Nous sommes allé trop loin, à tous les sens du terme.

Il faudra vingt-cinq minutes à cet article pour atteindre la Terre. D'ici là, il aura sans nul doute été déjà stocké sur les serveurs communs de notre camp, son contenu sémantique traité et disséqué. D'ici là j'aurais peut-être déjà été convoqué pour expliquer mes propos. J'espère que ce document sera tout de même publié à son arrivée à destination. Steve Jobs a tant contribué à la construction des modèles d'information modernes que nous utilisons au quotidien, et je ne peut que prier pour que cet article soit partagé et consulté sur autant d'iPad, iPhones ou iGlasses que possible. Je ne sais pas réellement quels sont les risques encourus. A vrai dire je ne sais même pas s'il existe de réels risques. Pour être franc, je me demande surtout ce qui pourrait passer par la tête de Steve Jobs s'il était amené à entendre mes critiques.

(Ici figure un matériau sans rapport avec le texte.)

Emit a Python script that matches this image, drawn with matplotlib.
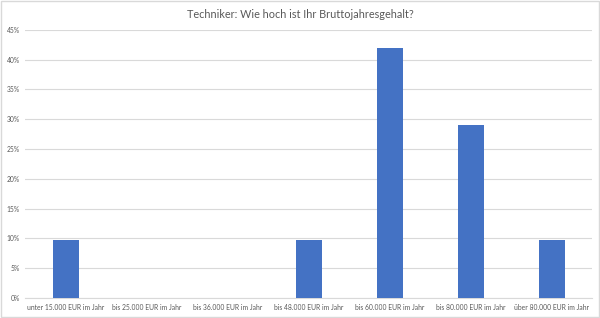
import matplotlib
matplotlib.use("Agg")
import matplotlib.pyplot as plt
from matplotlib.ticker import FuncFormatter, MultipleLocator
from matplotlib.patches import Rectangle

categories = ["unter 15.000 EUR im Jahr", "bis 25.000 EUR im Jahr", "bis 36.000 EUR im Jahr",
              "bis 48.000 EUR im Jahr", "bis 60.000 EUR im Jahr", "bis 80.000 EUR im Jahr",
              "über 80.000 EUR im Jahr"]
values = [0.0968, 0.0, 0.0, 0.0968, 0.4194, 0.2903, 0.0968]
title = "Techniker: Wie hoch ist Ihr Bruttojahresgehalt?"

plt.rcParams['font.family'] = ['Lato', 'DejaVu Sans']

fig = plt.figure(figsize=(6, 3.18), dpi=100)
ax = fig.add_axes([0.042, 0.063, 0.945, 0.843])
x = range(len(categories))
ax.bar(x, values, width=0.32, color="#4472C4", zorder=3)
ax.set_xlim(-0.5, len(categories) - 0.5)
ax.set_ylim(0, 0.45)
ax.yaxis.set_major_locator(MultipleLocator(0.05))
ax.yaxis.set_major_formatter(FuncFormatter(lambda v, p: f"{v*100:.0f}%"))
ax.grid(axis="y", color="#D9D9D9", linewidth=0.8, zorder=0)
for s in ["top", "right", "left"]:
    ax.spines[s].set_visible(False)
ax.spines["bottom"].set_color("#D9D9D9")
ax.set_xticks(list(x))
ax.set_xticklabels(categories)
ax.tick_params(axis="both", length=0, labelsize=4.9, labelcolor="#595959", pad=4)
fig.text(0.5, 0.955, title, ha="center", va="center", fontsize=7.8, color="#595959")
fig.patches.append(Rectangle((0.002, 0.003), 0.996, 0.994, transform=fig.transFigure,
                             fill=False, edgecolor="#D9D9D9", linewidth=1))
fig.savefig("out.png", dpi=100)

Alors c'est à vous, monsieur Jobs, que je vais m'adresser dans ce dernier paragraphe. Vous êtes devenus un modèle, une figure aspirationnelle pour notre société. Vous disposez aujourd'hui d'un pouvoir plus grand qu'aucun humain, qu'aucun gouvernement avant vous. Alors je ne peux que vous prier, monsieur Jobs, de garder avec vous votre humilité, d'ecouter les postures humanistes de messieurs Gates, Schmidt et Zuckerberg et de penser à nous, de penser à votre planète natale où il reste aujourd'hui tant à faire, tant à découvrir. Ces quarante dernières années, vous avez changé notre façon de communiquer, de consommer, de nous comporter. Vous avez affronté le cancer et regardé la mort dans les yeux pour vous relever, plus fort que jamais. Et aujourd'hui vous nous avez conduit plus près du soleil qu'aucun humain auparavant. Attention, alors, à ne pas vous brûler les ailes.